Советник Козодавлев[196] и другие лица, служившие под моим начальством, поместили в нем несколько статей в прозе и стихах; Вяземский принял на свой счет и на счет своей супруги сатирические произведения, в особенности когда он узнал, что в журнале сотрудничает Державин[197]. Он одно время преследовал Державина и лишил его места вице-губернатора и потому думал, что тот отомстит ему, изображая его в своих стихах, которые читались всеми с жадностью, так как Державин был известный и талантливый поэт. Мне пришлось испытать по этому поводу много неприятностей. Князь Вяземский старался насколько мог чинить мне препятствия в моих полезных начинаниях; некоторые из них имели даже общественное значение, как, например, новые точные карты целых провинций, изменивших свои границы после разделения России на губернии[198].
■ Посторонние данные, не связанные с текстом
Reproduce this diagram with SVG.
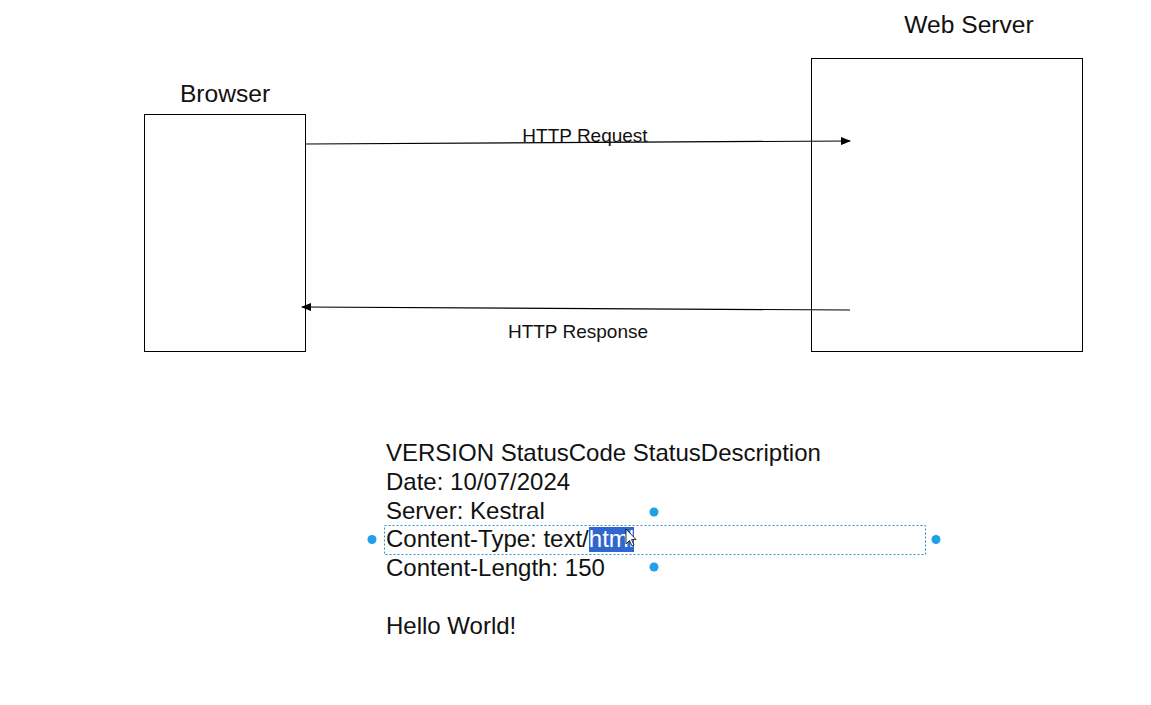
<svg xmlns="http://www.w3.org/2000/svg" width="1151" height="705" viewBox="0 0 1151 705">
<style>
.box{fill:#fff;stroke:#000;stroke-width:1}
.t{font-family:"Liberation Sans",Arial,sans-serif;fill:#111}
.lbl{font-size:24.6px;text-anchor:middle}
.edge{font-size:19px;text-anchor:middle}
.body{font-size:24px}
.conn{stroke:#000;stroke-width:1.2;fill:none}
.handle{fill:#1fa0e8}
</style>
<defs>
<marker id="arr" markerWidth="10" markerHeight="8" refX="9" refY="4" orient="auto" markerUnits="userSpaceOnUse">
<path d="M0,0 L10,4 L0,8 Z" fill="#000"/>
</marker>
</defs>
<rect width="1151" height="705" fill="#fff"/>
<g id="browser">
<rect class="box" x="144.5" y="114.5" width="161" height="237"/>
<text class="t lbl" x="225" y="102">Browser</text>
</g>
<g id="webserver">
<rect class="box" x="811.5" y="58.5" width="271" height="293"/>
<text class="t lbl" x="969" y="33">Web Server</text>
</g>
<g id="connectors">
<line class="conn" x1="306" y1="144" x2="850" y2="141" marker-end="url(#arr)"/>
<text class="t edge" x="585" y="142">HTTP Request</text>
<line class="conn" x1="850" y1="310" x2="302" y2="307" marker-end="url(#arr)"/>
<text class="t edge" x="578" y="338">HTTP Response</text>
</g>
<g id="response-text">
<rect x="384.5" y="525.5" width="541" height="29" fill="none" stroke="#2a8fd0" stroke-width="1" stroke-dasharray="2,2"/>
<rect x="589" y="527" width="45" height="25" fill="#2f66d0"/>
<text class="t body" x="386" y="461">VERSION StatusCode StatusDescription</text>
<text class="t body" x="386" y="490">Date: 10/07/2024</text>
<text class="t body" x="386" y="519">Server: Kestral</text>
<text class="t body" x="386" y="547">Content-Type: text/<tspan fill="#fff">html</tspan></text>
<text class="t body" x="386" y="576">Content-Length: 150</text>
<text class="t body" x="386" y="634">Hello World!</text>
<circle class="handle" cx="372" cy="539.5" r="4.5"/>
<circle class="handle" cx="936" cy="539.5" r="4.5"/>
<circle class="handle" cx="654" cy="512" r="4.5"/>
<circle class="handle" cx="654" cy="567" r="4.5"/>
<path d="M626,529 L626,544 L629.5,540.5 L632,546 L634,545 L631.5,539.5 L636,539.5 Z" fill="#fff" stroke="#000" stroke-width="0.8"/>
</g>
</svg>
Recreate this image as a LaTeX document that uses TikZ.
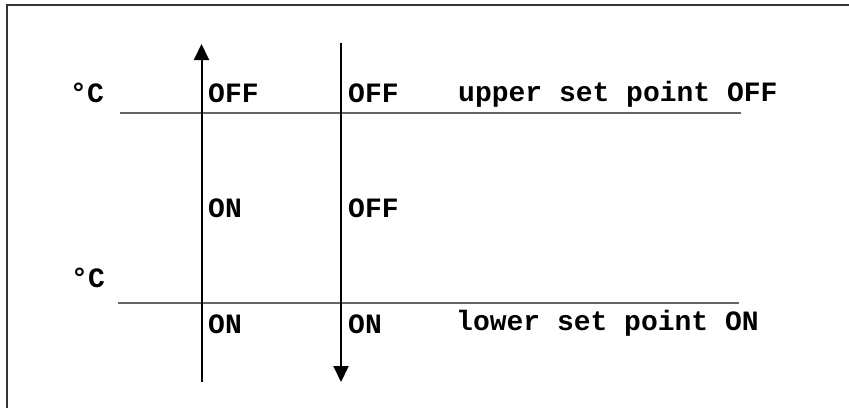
\documentclass[tikz,border=0pt]{standalone}
\usepackage{fontspec}
\setmonofont{Liberation Mono}
\usetikzlibrary{arrows.meta}
\tikzset{
  lbl/.style={anchor=base west, inner sep=0pt, font=\ttfamily\bfseries\fontsize{28}{30}\selectfont},
  setline/.style={draw=black!60, line width=1.5pt},
  flow/.style={draw=black, line width=2pt, -{Triangle[width=15pt,length=16pt]}},
  frame/.style={draw=black!80, line width=2pt}
}
\begin{document}
\begin{tikzpicture}[x=1pt,y=-1pt]
  \useasboundingbox (0,0) rectangle (849,408);
  % open frame: left and top edges
  \coordinate (fbl) at (7,408);
  \coordinate (ftl) at (7,5);
  \coordinate (ftr) at (849,5);
  \draw[frame] (fbl) -- (ftl) -- (ftr);

  % set point lines
  \coordinate (u1) at (120,113);
  \coordinate (u2) at (741,113);
  \coordinate (l1) at (118,303);
  \coordinate (l2) at (739,303);
  \draw[setline] (u1) -- (u2);
  \draw[setline] (l1) -- (l2);

  % rising and falling temperature arrows
  \coordinate (ub) at (201.5,382);
  \coordinate (ut) at (201.5,44);
  \coordinate (dt) at (341,43);
  \coordinate (db) at (341,382);
  \draw[flow] (ub) -- (ut);
  \draw[flow] (dt) -- (db);

  % labels
  \node[lbl] (cu) at (70,102) {°C};
  \node[lbl] (cl) at (71,287) {°C};
  \node[lbl] (a1) at (208,102) {OFF};
  \node[lbl] (b1) at (348,102) {OFF};
  \node[lbl] (up) at (458,101) {upper set point OFF};
  \node[lbl] (a2) at (208,217) {ON};
  \node[lbl] (b2) at (348,217) {OFF};
  \node[lbl] (a3) at (208,333) {ON};
  \node[lbl] (b3) at (348,333) {ON};
  \node[lbl] (lo) at (456,330) {lower set point ON};
\end{tikzpicture}
\end{document}
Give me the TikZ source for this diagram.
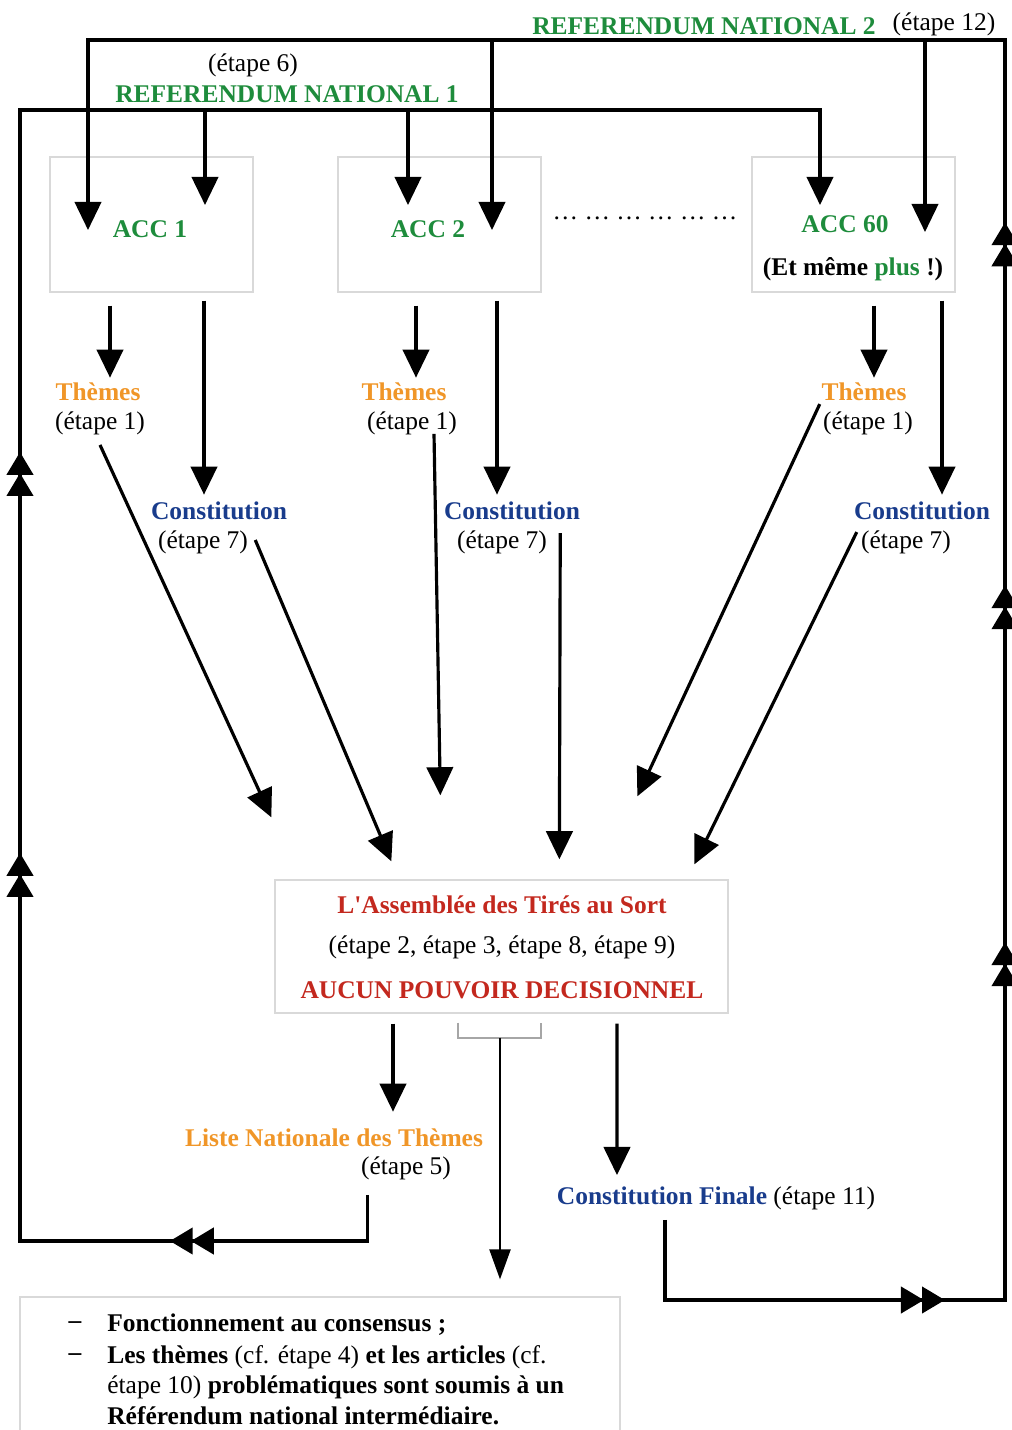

Он не только не сообщал мне нужных сведений, но задерживал и те, которые губернаторы присылали мне по моей просьбе. Мне не хотелось постоянно надоедать императрице своими жалобами, и я старалась терпеливо выносить все эти невзгоды.
В июле месяце мой сын вернулся курьером из армии с известием о завоевании Крыма. Моя радость неожиданного свидания с ним была неописуема. Он пробыл всего несколько дней и снова уехал в армию с чином полковника. Эта милость императрицы осчастливила меня особенно потому, что мой сын, получив этот чин, выходил из гвардии, следовательно, не был обязан жить в Петербурге и имел возможность обнаружить свои таланты, командуя полком. Однажды я гуляла с императрицей в саду в Царском Селе; разговор коснулся красоты и богатства русского языка. Я выразила удивление, что императрица, будучи сама писательницей и любя наш язык, не основала еще Российской академии[199], необходимой нам, так как у нас не было ни установленных правил, ни словарей, вследствие чего нам приходилось употреблять иностранные термины и слова, между тем как соответствующие им русские выражения были гораздо сильнее и ярче.
— Не знаю, как это случилось, — ответила государыня, — так как я уже несколько лет мечтаю об этом и даже сделала насчет этого некоторые распоряжения.
— А вместе с тем это очень легко сделать, так как за границей есть несколько образцов подобных академий и надо только выбрать.
— Составьте мне, пожалуйста, программу, — сказала императрица.
— Не лучше ли, — возразила я, — вашему величеству приказать вашему секретарю представить вам план Французской, Берлинской и других академий с примечаниями относительно изменений или урезок применительно к подобной академии в России.
— Я еще раз прошу вас взять на себя этот труд; тогда я буду уверена, что благодаря вашей деятельности не затянется это дело, которое, к стыду моему, еще не приведено в исполнение.
— Труд не велик, ваше величество, и я постараюсь его исполнить возможно скорей, но осмеливаюсь еще раз указать вашему величеству, что любой из ваших секретарей справится с этой задачей лучше меня.
Так как мне не удалось разубедить императрицу, то приходилось повиноваться. Вернувшись вечером к себе, я набросала краткий план учреждения Академии русского языка. Каково было мое удивление, когда мне вернули мой далеко не совершенный набросок, сделанный мною наскоро, с целью доставить удовольствие императрице, утвержденный подписью государыни, как продуманный и окончательный устав; он сопровождался копией с указа, которым государыня назначала меня президентом этой новой Академии. Копия указа была одновременно послана в Сенат, чем императрица как бы показывала, что и слышать не хочет об отказе с моей стороны.
Через два дня я вернулась в Царское Село и тщетно пыталась уговорить императрицу выбрать другого президента. Тогда я сказала ей, что у меня уже готовы и суммы, необходимые на содержание Российской академии, и что ей придется только купить для нее дом; она была особенно довольна и удивлена, когда я сказала, что на содержание Академии хватит тех пяти тысяч рублей, которые она выдавала каждый год из своей шкатулки на переводы на русский язык классических авторов.